Senior officials from Steinway and Sons attended Durham School’s recent concert at The Sage Gateshead, where they presented headmaster Martin George with an official plaque to mark the new partnership.

Durham is now the only school between Reading and Edinburgh to have formed such a collaboration.

Mr George said: “We are incredibly proud of becoming an all Steinway school. Music provides the moments students will cherish and is at the heart of what is great about this school.” As well as being able to learn to play on the pianos, the students will have access to Steinway’s support services, including regular master-classes by visiting experts.

Steinway’s institutional services manager, Keith Glazebrook, said he was amazed at the proportion of the school’s students who had an interest in music and high degree of ability.

“From our experience this isn’t commonplace,” he said. “It seems to be part of the fabric of Durham School that music is taught which is a fantastic achievement and something to be proud of.

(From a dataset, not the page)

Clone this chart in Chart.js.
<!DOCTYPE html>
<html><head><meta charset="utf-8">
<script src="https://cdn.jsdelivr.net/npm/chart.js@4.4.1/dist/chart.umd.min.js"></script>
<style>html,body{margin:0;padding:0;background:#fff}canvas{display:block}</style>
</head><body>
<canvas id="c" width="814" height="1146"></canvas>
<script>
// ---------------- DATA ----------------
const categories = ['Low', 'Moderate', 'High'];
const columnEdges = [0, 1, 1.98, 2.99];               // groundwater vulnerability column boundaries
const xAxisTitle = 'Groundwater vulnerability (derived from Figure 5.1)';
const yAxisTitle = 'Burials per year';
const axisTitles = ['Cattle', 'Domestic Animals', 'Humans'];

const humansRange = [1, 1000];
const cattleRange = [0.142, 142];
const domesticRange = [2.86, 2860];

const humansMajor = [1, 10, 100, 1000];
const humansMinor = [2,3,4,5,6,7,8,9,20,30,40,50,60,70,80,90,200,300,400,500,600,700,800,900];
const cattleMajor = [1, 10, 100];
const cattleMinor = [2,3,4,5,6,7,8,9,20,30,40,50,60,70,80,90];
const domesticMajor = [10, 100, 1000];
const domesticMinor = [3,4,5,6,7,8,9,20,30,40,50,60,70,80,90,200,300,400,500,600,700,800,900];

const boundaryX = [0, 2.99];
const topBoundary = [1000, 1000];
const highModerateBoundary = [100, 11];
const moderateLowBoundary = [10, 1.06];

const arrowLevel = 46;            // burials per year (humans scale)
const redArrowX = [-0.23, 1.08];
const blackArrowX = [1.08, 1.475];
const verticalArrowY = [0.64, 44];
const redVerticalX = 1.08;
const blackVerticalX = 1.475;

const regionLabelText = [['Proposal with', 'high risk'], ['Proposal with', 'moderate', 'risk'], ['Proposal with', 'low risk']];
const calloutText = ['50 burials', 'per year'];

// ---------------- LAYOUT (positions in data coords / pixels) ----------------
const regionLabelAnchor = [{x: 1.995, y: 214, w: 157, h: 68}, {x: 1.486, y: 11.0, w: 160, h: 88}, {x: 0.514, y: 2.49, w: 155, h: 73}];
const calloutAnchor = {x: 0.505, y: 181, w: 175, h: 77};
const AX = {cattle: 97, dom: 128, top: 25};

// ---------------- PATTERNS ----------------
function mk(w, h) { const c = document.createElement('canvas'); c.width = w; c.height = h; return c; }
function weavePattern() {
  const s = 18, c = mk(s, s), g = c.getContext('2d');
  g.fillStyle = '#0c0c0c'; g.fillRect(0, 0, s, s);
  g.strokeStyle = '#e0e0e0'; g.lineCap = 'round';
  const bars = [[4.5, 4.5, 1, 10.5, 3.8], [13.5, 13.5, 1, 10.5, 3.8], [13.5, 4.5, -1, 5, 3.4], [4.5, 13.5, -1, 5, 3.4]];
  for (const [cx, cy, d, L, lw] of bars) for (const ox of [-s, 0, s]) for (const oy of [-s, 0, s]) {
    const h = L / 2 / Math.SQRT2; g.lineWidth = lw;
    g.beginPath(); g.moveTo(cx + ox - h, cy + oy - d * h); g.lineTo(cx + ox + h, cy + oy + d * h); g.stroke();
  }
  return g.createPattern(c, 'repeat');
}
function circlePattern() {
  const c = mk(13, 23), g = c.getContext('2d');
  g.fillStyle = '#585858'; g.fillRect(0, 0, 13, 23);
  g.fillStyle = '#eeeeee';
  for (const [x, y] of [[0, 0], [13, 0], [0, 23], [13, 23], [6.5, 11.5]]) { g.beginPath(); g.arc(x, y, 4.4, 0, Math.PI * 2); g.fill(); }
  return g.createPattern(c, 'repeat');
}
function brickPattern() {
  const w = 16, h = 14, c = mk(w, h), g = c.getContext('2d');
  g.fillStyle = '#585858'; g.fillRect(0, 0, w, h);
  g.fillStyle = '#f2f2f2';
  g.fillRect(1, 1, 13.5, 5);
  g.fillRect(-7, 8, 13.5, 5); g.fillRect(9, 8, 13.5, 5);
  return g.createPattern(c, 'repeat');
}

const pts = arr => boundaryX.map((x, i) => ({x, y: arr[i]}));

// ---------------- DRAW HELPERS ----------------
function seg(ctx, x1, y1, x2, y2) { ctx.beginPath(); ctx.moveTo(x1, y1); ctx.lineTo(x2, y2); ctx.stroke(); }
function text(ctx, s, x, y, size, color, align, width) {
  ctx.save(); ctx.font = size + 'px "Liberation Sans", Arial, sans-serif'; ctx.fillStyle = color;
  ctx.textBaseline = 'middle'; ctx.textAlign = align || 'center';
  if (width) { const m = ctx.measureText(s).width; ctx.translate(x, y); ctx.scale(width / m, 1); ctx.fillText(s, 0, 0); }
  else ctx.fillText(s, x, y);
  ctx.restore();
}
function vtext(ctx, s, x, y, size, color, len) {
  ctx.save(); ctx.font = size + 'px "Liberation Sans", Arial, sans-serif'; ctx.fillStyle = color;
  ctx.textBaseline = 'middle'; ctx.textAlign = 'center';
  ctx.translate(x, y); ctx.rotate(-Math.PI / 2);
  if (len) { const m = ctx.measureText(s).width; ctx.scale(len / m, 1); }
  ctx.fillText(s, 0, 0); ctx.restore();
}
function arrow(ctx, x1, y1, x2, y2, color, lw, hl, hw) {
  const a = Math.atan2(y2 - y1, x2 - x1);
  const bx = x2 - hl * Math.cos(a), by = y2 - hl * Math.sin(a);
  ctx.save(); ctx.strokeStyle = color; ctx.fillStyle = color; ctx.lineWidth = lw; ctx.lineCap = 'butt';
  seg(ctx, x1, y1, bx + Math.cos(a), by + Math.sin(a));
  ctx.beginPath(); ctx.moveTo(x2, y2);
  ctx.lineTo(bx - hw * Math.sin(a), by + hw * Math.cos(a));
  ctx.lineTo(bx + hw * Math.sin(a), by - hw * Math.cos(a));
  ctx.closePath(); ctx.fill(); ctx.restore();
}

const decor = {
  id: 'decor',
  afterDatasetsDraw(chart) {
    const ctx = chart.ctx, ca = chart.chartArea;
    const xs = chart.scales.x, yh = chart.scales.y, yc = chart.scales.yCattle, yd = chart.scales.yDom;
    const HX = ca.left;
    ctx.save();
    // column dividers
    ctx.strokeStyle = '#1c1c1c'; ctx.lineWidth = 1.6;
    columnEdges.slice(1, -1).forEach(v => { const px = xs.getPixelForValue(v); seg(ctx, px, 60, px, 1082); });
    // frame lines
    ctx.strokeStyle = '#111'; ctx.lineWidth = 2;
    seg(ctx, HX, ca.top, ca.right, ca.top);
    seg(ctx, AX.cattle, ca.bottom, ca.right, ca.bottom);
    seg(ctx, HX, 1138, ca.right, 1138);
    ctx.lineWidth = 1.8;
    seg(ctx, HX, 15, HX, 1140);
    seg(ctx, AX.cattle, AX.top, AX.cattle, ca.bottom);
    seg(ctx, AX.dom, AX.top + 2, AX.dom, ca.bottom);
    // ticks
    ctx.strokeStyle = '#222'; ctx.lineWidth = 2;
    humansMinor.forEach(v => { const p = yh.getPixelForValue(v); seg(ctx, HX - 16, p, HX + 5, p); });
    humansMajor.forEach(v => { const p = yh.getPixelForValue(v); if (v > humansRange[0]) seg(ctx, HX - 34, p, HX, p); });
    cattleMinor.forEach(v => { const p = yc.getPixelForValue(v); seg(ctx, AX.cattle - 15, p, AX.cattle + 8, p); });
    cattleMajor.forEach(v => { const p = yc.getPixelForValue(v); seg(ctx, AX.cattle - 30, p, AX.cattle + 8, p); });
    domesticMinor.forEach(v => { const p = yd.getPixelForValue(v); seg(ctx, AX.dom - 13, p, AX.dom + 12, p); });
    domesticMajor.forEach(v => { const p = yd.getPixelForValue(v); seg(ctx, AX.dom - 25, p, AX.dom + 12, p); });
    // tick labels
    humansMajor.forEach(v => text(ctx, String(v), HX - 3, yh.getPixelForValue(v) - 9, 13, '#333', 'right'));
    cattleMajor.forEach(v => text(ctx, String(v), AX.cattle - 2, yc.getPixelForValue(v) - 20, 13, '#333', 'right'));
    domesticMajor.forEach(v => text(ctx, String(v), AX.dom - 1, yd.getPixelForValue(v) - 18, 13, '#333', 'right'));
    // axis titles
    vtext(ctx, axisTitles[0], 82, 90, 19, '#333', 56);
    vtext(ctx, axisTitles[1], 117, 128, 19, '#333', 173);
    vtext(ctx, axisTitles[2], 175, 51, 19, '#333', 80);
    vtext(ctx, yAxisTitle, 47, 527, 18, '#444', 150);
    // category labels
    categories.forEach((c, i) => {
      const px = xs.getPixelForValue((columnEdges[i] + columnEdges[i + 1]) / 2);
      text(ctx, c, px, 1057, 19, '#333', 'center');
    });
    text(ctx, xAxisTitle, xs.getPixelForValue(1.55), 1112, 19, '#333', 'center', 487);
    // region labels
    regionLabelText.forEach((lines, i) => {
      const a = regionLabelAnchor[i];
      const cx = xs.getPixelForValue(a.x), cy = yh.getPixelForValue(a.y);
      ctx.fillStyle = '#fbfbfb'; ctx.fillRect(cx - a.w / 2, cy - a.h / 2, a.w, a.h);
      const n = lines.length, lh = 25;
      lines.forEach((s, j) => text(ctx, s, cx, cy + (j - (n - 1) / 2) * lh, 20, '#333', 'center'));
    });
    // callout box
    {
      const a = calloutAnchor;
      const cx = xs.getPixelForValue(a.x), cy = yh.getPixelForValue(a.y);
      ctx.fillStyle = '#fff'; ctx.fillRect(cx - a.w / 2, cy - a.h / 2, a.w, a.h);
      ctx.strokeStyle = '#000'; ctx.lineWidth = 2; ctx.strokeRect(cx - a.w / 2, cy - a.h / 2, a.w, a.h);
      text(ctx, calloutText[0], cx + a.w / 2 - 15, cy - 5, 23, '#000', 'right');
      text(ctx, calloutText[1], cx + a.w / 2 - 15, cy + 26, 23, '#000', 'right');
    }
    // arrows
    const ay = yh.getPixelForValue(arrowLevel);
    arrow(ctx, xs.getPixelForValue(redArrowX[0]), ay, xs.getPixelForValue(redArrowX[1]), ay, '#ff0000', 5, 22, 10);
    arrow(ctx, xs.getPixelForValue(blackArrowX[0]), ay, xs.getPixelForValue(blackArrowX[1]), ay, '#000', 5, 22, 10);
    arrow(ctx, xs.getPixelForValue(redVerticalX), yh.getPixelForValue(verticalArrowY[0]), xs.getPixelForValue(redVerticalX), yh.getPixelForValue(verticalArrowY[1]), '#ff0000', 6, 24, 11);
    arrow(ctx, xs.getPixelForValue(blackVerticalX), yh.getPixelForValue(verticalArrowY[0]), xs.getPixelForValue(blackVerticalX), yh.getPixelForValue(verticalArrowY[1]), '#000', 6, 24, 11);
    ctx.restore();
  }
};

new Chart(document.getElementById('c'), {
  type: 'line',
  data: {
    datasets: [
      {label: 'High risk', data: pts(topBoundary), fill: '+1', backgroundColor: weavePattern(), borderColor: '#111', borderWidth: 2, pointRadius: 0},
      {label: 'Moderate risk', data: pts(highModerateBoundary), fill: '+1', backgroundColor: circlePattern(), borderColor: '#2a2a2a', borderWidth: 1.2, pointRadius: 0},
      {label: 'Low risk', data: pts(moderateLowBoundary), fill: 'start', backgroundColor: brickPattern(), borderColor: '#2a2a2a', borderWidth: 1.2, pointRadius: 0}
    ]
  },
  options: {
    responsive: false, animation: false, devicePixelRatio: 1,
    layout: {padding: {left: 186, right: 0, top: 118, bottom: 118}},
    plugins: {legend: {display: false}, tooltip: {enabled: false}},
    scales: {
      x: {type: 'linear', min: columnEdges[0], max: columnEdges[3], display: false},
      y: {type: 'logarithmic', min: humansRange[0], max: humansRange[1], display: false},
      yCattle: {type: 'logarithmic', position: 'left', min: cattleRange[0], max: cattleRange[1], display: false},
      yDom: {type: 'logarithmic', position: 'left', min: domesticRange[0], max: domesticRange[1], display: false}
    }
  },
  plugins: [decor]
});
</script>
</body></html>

“We have done research which shows that music affects other areas of education. It requires concentration and touches on all sorts of disciplines such as maths, motor skills and languages.

“Music is like reading a foreign language. In the US we scanned musicians and when they read a new piece of music, the activity literally lit up the whole brain.”

Sixth former Matthew Calvert, who secured a music scholarship at the school and hopes to study the subject at university, is one of the students who is already benefiting from the world-class instrument.

The 18-year-old from Durham City said: “I started playing when I was six on a beaten up upright that we inherited into the family.

“The Steinway is incredible; it is just so precise. You feel so much more in touch with the music because you can feel it through the keys, which are so balanced.

“On the one hand it has such a delicate touch and at the other end of the spectrum it is so powerful; the extremes are absolutely amazing and it inspires you to play better.”